Les femmes "osent, s'affranchissent des codes et vivent pleinement leur lingerie"
Jadis perçu comme fonctionnel parce qu'invisible et anti-glamour, le nude (couleur chair) "est devenu beaucoup plus mode, on s'amuse à travailler la transparence, des petits dessins, on n'est plus seulement sur la maille opaque", soutient Stéphanie Pérèle, directrice de marque de la maison familiale Simone Pérèle. Le modèle Orphée de la dernière collection "mixe le côté vintage et très moderne par le jeu des armatures cachées qui permettent le maintien sans la lourdeur visuelle", explique-t-elle dans les atelier de la marque à Clichy près de Paris.
Symbole d'une nouvelle séduction, un body noir est brodé de "beauty comes from the inside (la beauté vient de l'intérieur)". Ce dessous peut se porter dessus, avec un costume trois pièces, des soutiens-gorges se superposent sur des chemises et T-shirts...La corseterie sort à la surface pour que les femmes "osent, s'affranchissent des codes et vivent pleinement leur lingerie", conclut Stéphanie Pérèle.
Quelques chiffres
Avec 2,38 milliards d’euros, le marché français de la lingerie a fléchi de -1,7% en 2019. En 2019, les Françaises (femmes de 15 ans et plus) ont consacré un budget moyen annuel de 82 € pour leurs articles de lingerie de jour, de nuit et articles chaussants, et deux tiers des achats ont été effectués par des consommatrices de 45 ans et plus.
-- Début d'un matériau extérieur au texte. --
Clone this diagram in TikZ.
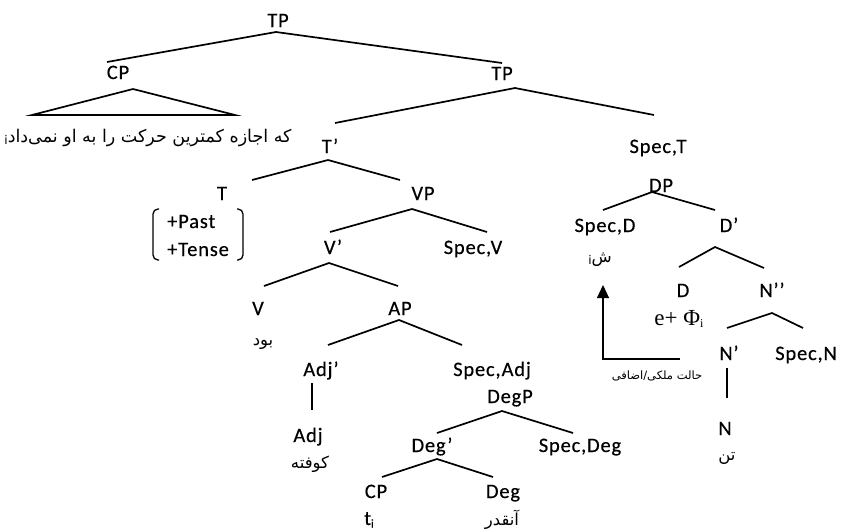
\documentclass[tikz,border=0pt]{standalone}
\usepackage{fontspec}
\setmainfont{Carlito}[LetterSpace=4, FakeBold=0.4]
\newfontfamily\arabicfont[Script=Arabic]{DejaVu Sans}
\newfontfamily\phifont{Liberation Serif}
\TeXXeTstate=1
\usetikzlibrary{arrows.meta}

\newcommand{\idxi}{\raisebox{-2.5pt}{\fontsize{12}{13}\selectfont i}}

\tikzset{
  cat/.style={font=\fontsize{20.5}{25}\selectfont, inner sep=0pt, anchor=base},
  fa/.style={font=\arabicfont\fontsize{16.5}{19}\selectfont, inner sep=0pt, anchor=base},
  branch/.style={line width=1.7pt},
}

\begin{document}
\begin{tikzpicture}[x=1pt, y=-1pt]
\useasboundingbox (0,0) rectangle (841,531);

% Left half
\node[cat] (TP) at (278,27) {TP};
\node[cat] (CP) at (118,79) {CP};
\node[fa, font=\arabicfont\fontsize{17.5}{20}\selectfont] (CPtext) at (148,142) {\idxi\beginR که اجازه کمترین حرکت را به او نمی‌داد\endR};
\node[cat] (TP2) at (502,80) {TP};
\node[cat] (Tbar) at (330,153) {T’};
\node[cat] (T) at (222,200) {T};
\node[cat, anchor=base west] (featA) at (167,228) {+Past};
\node[cat, anchor=base west] (featB) at (167,256) {+Tense};
\node[cat] (VP) at (423,200) {VP};
\node[cat] (Vbar) at (333,254) {V’};
\node[cat] (SpecV) at (473,254) {Spec,V};
\node[cat] (V) at (258,315) {V};
\node[fa] (Vword) at (263,345) {\beginR بود\endR};
\node[cat] (AP) at (400,315) {AP};
\node[cat] (Adjbar) at (321,376) {Adj’};
\node[cat] (SpecAdj) at (492,376) {Spec,Adj};
\node[cat] (DegP) at (510,403) {DegP};
\node[cat] (Adj) at (308,442) {Adj};
\node[fa] (Adjword) at (310,468) {\beginR کوفته\endR};
\node[cat] (Degbar) at (432,452) {Deg’};
\node[cat] (SpecDeg) at (580,452) {Spec,Deg};
\node[cat] (CPt) at (376,498) {CP};
\node[cat] (trace) at (369,525) {t\idxi};
\node[cat] (Deg) at (503,498) {Deg};
\node[fa] (Degword) at (502,525) {\beginR آنقدر\endR};

% Right half
\node[cat] (SpecT) at (658,153) {Spec,T};
\node[cat] (DP) at (661,192) {DP};
\node[cat] (SpecD) at (605,232) {Spec,D};
\node[cat] (Dbar) at (729,232) {D’};
\node[fa] (clitic) at (600,262) {\idxi\beginR ش\endR};
\node[cat] (D) at (683,297) {D};
\node[cat] (Nbarbar) at (772,297) {N’’};
\node[cat] (empty) at (679,325) {\phifont\fontsize{23}{26}\selectfont e+ Φ\idxi};
\node[cat] (Nbar) at (729,360) {N’};
\node[cat] (SpecN) at (806,360) {Spec,N};
\node[cat] (N) at (725,435) {N};
\node[fa] (Nword) at (727,460) {\beginR تن\endR};
\node[fa, font=\arabicfont\fontsize{11.5}{13}\selectfont] (case) at (657,379) {\beginR حالت ملکی/اضافی\endR};

% branch points
\foreach \n/\x/\y in {TP-a/276/32, CP-t/107/62, TP2-t/502/63,
    CP-a/133/89, CP-l/32/115, CP-r/235/115,
    TP2-a/515/88, Tbar-t/335/123, SpecT-t/654/115,
    Tbar-a/328/160, T-t/252/180, VP-t/400/180,
    VP-a/412/209, Vbar-t/330/232, SpecV-t/487/232,
    Vbar-a/329/263, V-t/264/286, AP-t/398/286,
    AP-a/399/320, Adjbar-t/328/345, SpecAdj-t/462/345,
    Adjbar-b/312/383, Adj-t/312/410,
    DegP-a/502/411, Degbar-t/437/433, SpecDeg-t/573/433,
    Degbar-a/437/459, CPt-t/382/477, Deg-t/493/477,
    DP-a/652/192, SpecD-t/603/210, Dbar-t/715/210,
    Dbar-a/715/247, D-t/679/267, Nbarbar-t/764/268,
    Nbarbar-a/772/313, Nbar-t/727/328, SpecN-t/803/328,
    Nbar-b/727/368, N-t/727/398,
    case-e/680/359, case-c/603/359, SpecD-b/603/285}
  \coordinate (\n) at (\x,\y);

% tree lines
\draw[branch] (CP-t) -- (TP-a) -- (TP2-t);
\draw[branch] (CP-l) -- (CP-a) -- (CP-r) -- cycle;
\draw[branch] (Tbar-t) -- (TP2-a) -- (SpecT-t);
\draw[branch] (T-t) -- (Tbar-a) -- (VP-t);
\draw[branch] (Vbar-t) -- (VP-a) -- (SpecV-t);
\draw[branch] (V-t) -- (Vbar-a) -- (AP-t);
\draw[branch] (Adjbar-t) -- (AP-a) -- (SpecAdj-t);
\draw[branch] (Adjbar-b) -- (Adj-t);
\draw[branch] (Degbar-t) -- (DegP-a) -- (SpecDeg-t);
\draw[branch] (CPt-t) -- (Degbar-a) -- (Deg-t);
\draw[branch] (SpecD-t) -- (DP-a) -- (Dbar-t);
\draw[branch] (D-t) -- (Dbar-a) -- (Nbarbar-t);
\draw[branch] (Nbar-t) -- (Nbarbar-a) -- (SpecN-t);
\draw[branch] (Nbar-b) -- (N-t);

% feature brackets
\draw[line width=1.3pt, rounded corners=5pt] (159,209) -- (153,209) -- (153,260) -- (159,260);
\draw[line width=1.3pt, rounded corners=5pt] (237,209) -- (243,209) -- (243,260) -- (237,260);

% case arrow
\draw[line width=1.2pt, -{Triangle[length=13pt, width=12pt]}] (case-e) -- (case-c) -- (SpecD-b);

\end{tikzpicture}
\end{document}
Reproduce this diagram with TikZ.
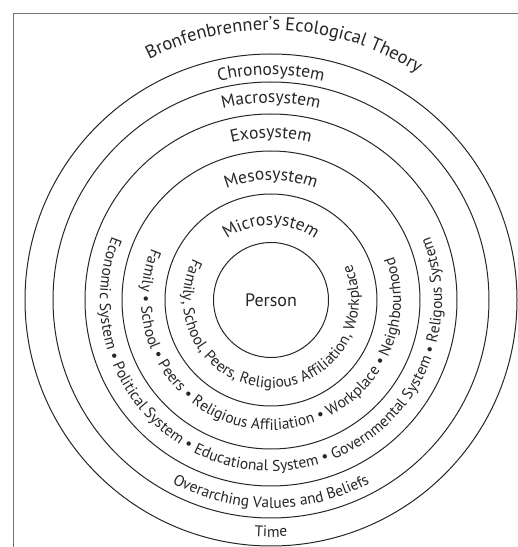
\documentclass[tikz,border=0pt]{standalone}
\usepackage{fontspec}
\newfontfamily\labfont{PT Sans}
\usetikzlibrary{decorations.text}
% font settings for the three kinds of curved labels
\newcommand\lbltitle{\labfont\fontsize{18.5}{18.5}\selectfont\color{black!85}}
\newcommand\lbltop{\labfont\fontsize{17.5}{17.5}\selectfont\color{black!85}}
\newcommand\lblbot{\labfont\fontsize{15.5}{15.5}\selectfont\color{black!85}}
\begin{document}
\begin{tikzpicture}[x=1pt,y=1pt,
  ring/.style={circle, draw=black!85, line width=1pt, inner sep=0pt, outer sep=0pt},
  frameline/.style={draw=black!55, line width=0.9pt},
  arctext/.style={decorate, decoration={text along path, text align=center, text={#1}}}]
\useasboundingbox (0,0) rectangle (518,547);
\coordinate (C) at (271,247);

% outer frame
\draw[frameline] (13,0) -- (13,534) -- (518,534);

% nested system rings
\node[ring, minimum size=115pt, font=\labfont\fontsize{18}{18}\selectfont, text=black!85] (person) at (C) {Person};
\node[ring, minimum size=212pt] (micro) at (C) {};
\node[ring, minimum size=298pt] (meso) at (C) {};
\node[ring, minimum size=372pt] (exo) at (C) {};
\node[ring, minimum size=436pt] (macro) at (C) {};
\node[ring, minimum size=492pt] (chrono) at (C) {};

% title above the rings
\path[arctext={|\lbltitle|Bronfenbrenner’s Ecological Theory}]
  ([shift={(177:270)}]C) arc[start angle=177, end angle=-3, radius=270];

% ring names along the top
\path[arctext={|\lbltop|Chronosystem}]
  ([shift={(170:225)}]C) arc[start angle=170, end angle=10, radius=225];
\path[arctext={|\lbltop|Macrosystem}]
  ([shift={(170:197)}]C) arc[start angle=170, end angle=10, radius=197];
\path[arctext={|\lbltop|Exosystem}]
  ([shift={(170:162)}]C) arc[start angle=170, end angle=10, radius=162];
\path[arctext={|\lbltop|Mesosystem}]
  ([shift={(170:120)}]C) arc[start angle=170, end angle=10, radius=120];
\path[arctext={|\lbltop|Microsystem}]
  ([shift={(170:75)}]C) arc[start angle=170, end angle=10, radius=75];

% ring contents along the bottom
\path[arctext={|\lblbot|Time}]
  ([shift={(100:237)}]C) arc[start angle=100, end angle=440, radius=237];
\path[arctext={|\lblbot|Overarching Values and Beliefs}]
  ([shift={(100:208)}]C) arc[start angle=100, end angle=440, radius=208];
\path[arctext={|\lblbot|Economic System • Political System • Educational System • Governmental System • Religous System}]
  ([shift={(100:171)}]C) arc[start angle=100, end angle=440, radius=171];
\path[arctext={|\lblbot|Family • School • Peers • Religious Affiliation • Workplace • Neighbourhood}]
  ([shift={(98:130)}]C) arc[start angle=98, end angle=438, radius=130];
\path[arctext={|\lblbot|Family, School, Peers, Religious Affiliation, Workplace}]
  ([shift={(98:88)}]C) arc[start angle=98, end angle=438, radius=88];
\end{tikzpicture}
\end{document}
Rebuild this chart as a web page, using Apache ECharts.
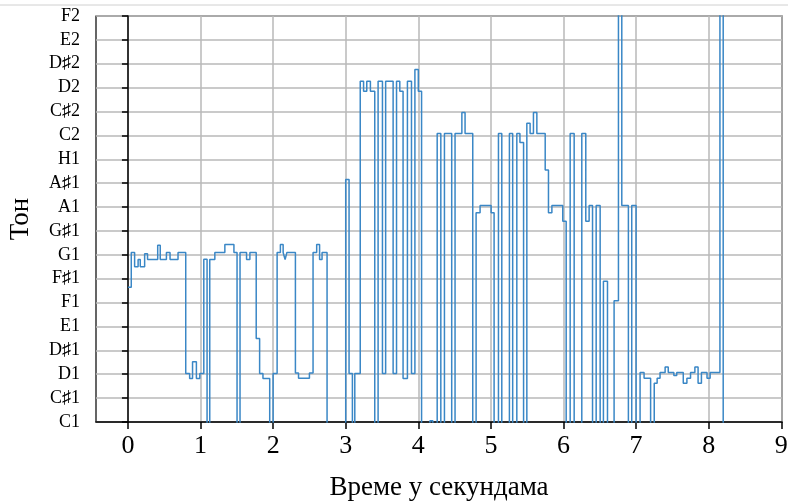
<!DOCTYPE html>
<html>
<head>
<meta charset="utf-8">
<script src="https://cdn.jsdelivr.net/npm/echarts@6/dist/echarts.min.js"></script>
<style>html,body{margin:0;padding:0;background:#fff}#c{width:788px;height:503px}</style>
</head>
<body>
<div id="c"></div>
<script>
// Note names, C1 = 0 ... F2 = 17 (semitones)
const noteLabels = ['C1','C♯1','D1','D♯1','E1','F1','F♯1','G1','G♯1','A1','A♯1','H1','C2','C♯2','D2','D♯2','E2','F2'];
const xTicks = [0,1,2,3,4,5,6,7,8,9];
// Pitch track: time in seconds, tone in semitones above C1 (-1 = no pitch, 19 = above range)
const times = [
  0.00,0.046,0.092,0.14,0.17,0.23,0.27,0.41,0.445,0.53,0.58,0.69,
  0.796,0.85,0.89,0.943,0.99,1.045,1.09,1.127,1.197,1.335,1.46,1.503,1.544,1.634,1.68,1.767,1.814,1.86,1.953,
  2.0,2.055,2.10,2.138,2.165,2.19,2.307,2.35,2.50,2.55,2.60,2.64,2.674,2.743,
  3.0,3.046,3.092,3.125,3.20,3.246,3.29,3.34,3.40,3.446,3.506,3.55,3.653,3.70,3.745,3.79,3.85,3.906,3.953,4.0,4.045,
  4.16,4.2,4.26,4.31,4.36,4.46,4.506,4.60,4.644,4.75,4.796,4.851,5.003,5.044,
  5.104,5.15,5.255,5.30,5.357,5.40,5.45,5.495,5.54,5.586,5.633,5.748,5.793,5.84,5.99,6.037,
  6.092,6.147,6.252,6.307,6.353,6.40,6.45,6.505,6.55,6.606,6.697,6.757,6.803,6.894,6.94,7.0,
  7.055,7.11,7.2,7.25,7.29,7.33,7.4,7.443,7.52,7.56,7.65,7.70,7.75,7.81,7.854,7.90,7.977,8.02,8.155,8.20,8.3
];
const tones = [
  5.64,7.1,6.5,6.8,6.5,7.05,6.8,7.4,6.8,7.1,6.8,7.1,
  2.03,1.82,2.52,1.82,2.03,6.81,-1,6.8,7.1,7.43,7.1,-1,7.1,6.8,7.1,3.5,2.03,1.82,-1,
  2.03,7.1,7.43,7.1,6.8,7.1,2.05,1.83,2.05,7.1,7.43,6.8,7.1,-1,
  10.15,2.03,-1,2.03,14.27,13.85,14.27,13.85,-1,14.27,2.03,14.27,2.03,14.27,13.85,1.82,14.27,2.03,14.76,13.85,-1,
  0.05,-1,12.08,-1,12.08,-1,12.08,12.96,12.08,-1,8.76,9.07,8.76,-1,
  12.08,-1,12.08,-1,12.08,11.7,-1,12.51,12.08,12.96,12.08,10.55,8.76,9.07,8.41,-1,
  12.08,-1,12.08,8.41,9.07,-1,9.07,-1,5.89,-1,5.08,19,9.07,-1,9.07,-1,
  2.07,1.83,-1,1.62,1.83,2.07,2.3,2.07,1.95,2.07,1.62,1.83,2.07,2.3,1.62,2.07,1.83,2.07,19,-1,-1
];

const data = times.map((t, i) => [t, tones[i]]);
const font = 'Liberation Serif';
const chart = echarts.init(document.getElementById('c'), null, {renderer: 'canvas'});
chart.setOption({
  animation: false,
  backgroundColor: '#fff',
  grid: {left: 96, right: 6, top: 16, bottom: 81, show: true, borderColor: '#000', borderWidth: 1.2,
         backgroundColor: 'transparent', containLabel: false, outerBoundsMode: 'none'},
  graphic: [{type: 'line', shape: {x1: 0, y1: 5, x2: 788, y2: 5}, style: {stroke: '#d0d0d0', lineWidth: 1}}],
  xAxis: {
    type: 'value', min: -0.44, max: 9.01,
    name: 'Време у секундама', nameLocation: 'middle', nameGap: 52,
    nameTextStyle: {fontFamily: font, fontSize: 27, color: '#000'},
    axisLine: {show: true, lineStyle: {color: '#000', width: 1.5}},
    axisTick: {show: true, length: 7, lineStyle: {color: '#000', width: 1.5}, customValues: xTicks},
    axisLabel: {fontFamily: font, fontSize: 26, color: '#000', margin: 11, customValues: xTicks},
    splitLine: {show: true, lineStyle: {color: '#b8b8b8', width: 1.5}}
  },
  yAxis: {
    type: 'value', min: 0, max: 17, interval: 1,
    name: 'Тон', nameLocation: 'middle', nameGap: 62,
    nameTextStyle: {fontFamily: font, fontSize: 27, color: '#000'},
    axisLine: {show: true, lineStyle: {color: '#000', width: 1.5}},
    axisTick: {show: true, length: 6, lineStyle: {color: '#000', width: 1.5}},
    axisLabel: {fontFamily: font, fontSize: 18, color: '#000', margin: 16, formatter: v => noteLabels[Math.round(v)] || ''},
    splitLine: {show: true, lineStyle: {color: '#b8b8b8', width: 1.5}}
  },
  series: [{
    type: 'line', step: 'end', data: data, clip: true,
    showSymbol: false, symbol: 'none',
    lineStyle: {color: '#3a87c6', width: 1.5}
  }]
});
</script>
</body>
</html>
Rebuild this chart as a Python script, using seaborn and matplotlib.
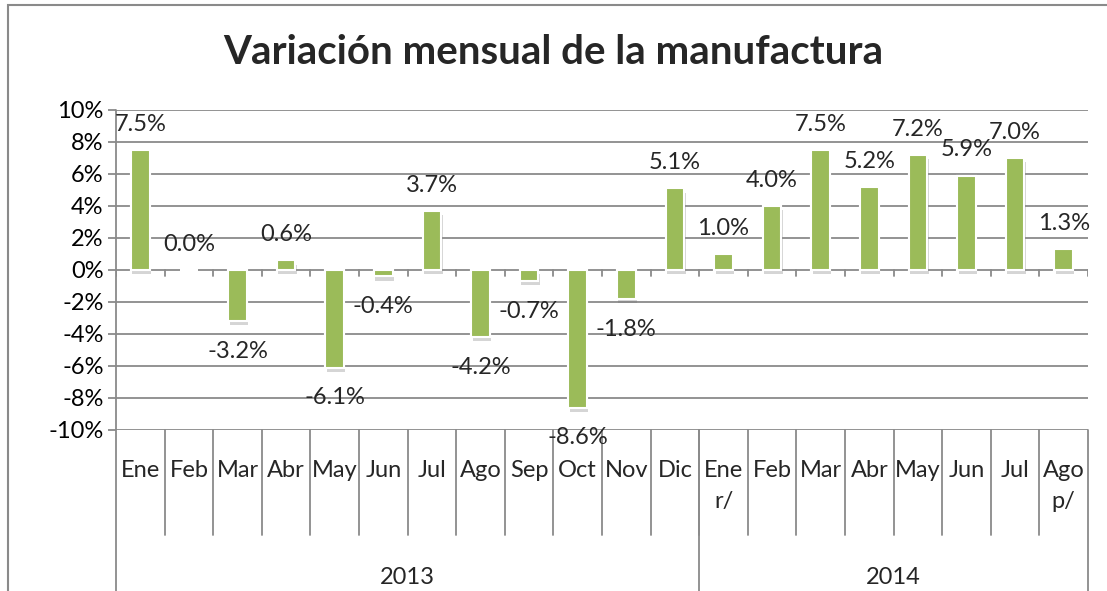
import numpy as np
import pandas as pd
import matplotlib
matplotlib.use('Agg')
import matplotlib.pyplot as plt
import matplotlib.patheffects as pe
from matplotlib.patches import Rectangle
import seaborn as sns

# Data
months = ['Ene', 'Feb', 'Mar', 'Abr', 'May', 'Jun', 'Jul', 'Ago', 'Sep', 'Oct', 'Nov', 'Dic',
          'Ene\nr/', 'Feb', 'Mar', 'Abr', 'May', 'Jun', 'Jul', 'Ago\np/']
years = ['2013', '2014']
months_per_year = [12, 8]
values = [7.5, 0.0, -3.2, 0.6, -6.1, -0.4, 3.7, -4.2, -0.7, -8.6, -1.8, 5.1,
          1.0, 4.0, 7.5, 5.2, 7.2, 5.9, 7.0, 1.3]
yticks = [-10, -8, -6, -4, -2, 0, 2, 4, 6, 8, 10]

df = pd.DataFrame({'pos': np.arange(len(values)), 'value': values})

sns.set_theme(style='white')
plt.rcParams['font.family'] = ['Lato', 'DejaVu Sans']

GRAY = '#8a8a8a'
GREEN = '#9bbb59'
FS = 17

W, H = 1107, 591
fig = plt.figure(figsize=(W / 100, H / 100), dpi=100)
left, right, top, bottom = 116, 1088, 110, 430
ax = fig.add_axes([left / W, 1 - bottom / H, (right - left) / W, (bottom - top) / H])

sns.barplot(data=df, x='pos', y='value', color=GREEN, width=0.38, saturation=1,
            edgecolor='white', linewidth=1.5, ax=ax, zorder=3)
for bar in ax.patches:
    bar.set_path_effects([pe.withSimplePatchShadow(offset=(1, -3), shadow_rgbFace='#777777', alpha=0.3),
                          pe.Normal()])

n = len(values)
ax.set_xlim(-0.5, n - 0.5)
ax.set_ylim(-10, 10)
ax.set_yticks(yticks)
ax.set_yticklabels([f'{t}%' for t in yticks], fontsize=FS, color='black')
ax.set_xticks([])
ax.set_xlabel('')
ax.set_ylabel('')
for t in yticks:
    ax.axhline(t, color=GRAY, lw=1.3, zorder=1)
for s in ax.spines.values():
    s.set_visible(False)
ax.tick_params(axis='y', left=True, length=6, width=1.3, color=GRAY, pad=3)

# small ticks on the zero line
for b in np.arange(-0.5, n, 1.0):
    ax.plot([b, b], [0, -0.4], color=GRAY, lw=1.3, zorder=2)

# data labels
for i, v in enumerate(values):
    off = 1.6 if v >= 0 else -1.9
    ax.text(i, v + off, f'{v:.1f}%', ha='center', va='center', fontsize=FS, zorder=4)

# category axis region below the plot
trans = ax.get_xaxis_transform()
y_month_end = -(535 - bottom) / (bottom - top)
y_fig_end = -(H - bottom) / (bottom - top) - 0.02
ax.plot([-0.5, -0.5], [1, y_fig_end], color=GRAY, lw=1.3, transform=trans, clip_on=False)
for b in np.arange(0.5, n - 0.5, 1.0):
    ax.plot([b, b], [0, y_month_end], color=GRAY, lw=1.3, transform=trans, clip_on=False)
for i, m in enumerate(months):
    ax.text(i, -(460 - bottom) / (bottom - top), m, ha='center', va='top', fontsize=FS,
            linespacing=1.6, transform=trans)
start = 0
for yr, cnt in zip(years, months_per_year):
    end = start + cnt
    ax.plot([end - 0.5, end - 0.5], [0, y_fig_end], color=GRAY, lw=1.3, transform=trans, clip_on=False)
    ax.text((start + end - 1) / 2, -(577 - bottom) / (bottom - top), yr, ha='center', va='center',
            fontsize=FS, transform=trans)
    start = end

fig.text(0.5, 1 - 52 / H, 'Variación mensual de la manufactura', ha='center', va='center',
         fontsize=29, fontweight='bold')

fig.add_artist(Rectangle((8 / W, -0.1), 1.2, 1 - 5 / H + 0.1, transform=fig.transFigure,
                         fill=False, edgecolor=GRAY, lw=1.5))

fig.savefig('out.png', dpi=100)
Comme pour l’habillement, les Françaises achètent moins, et se sont habituées à payer leurs sous-vêtements peu cher : près de la moitié des ventes se fait sur des articles soldés. Au cours des 9 premiers mois de l’année 2020, les exportations françaises des articles de corseterie ont été fortement impactées par la pandémie de la Covid-19 et la dégradation de la situation économique mondiale (Sources : Douanes françaises, Kantar x Promincor - Lingerie Française).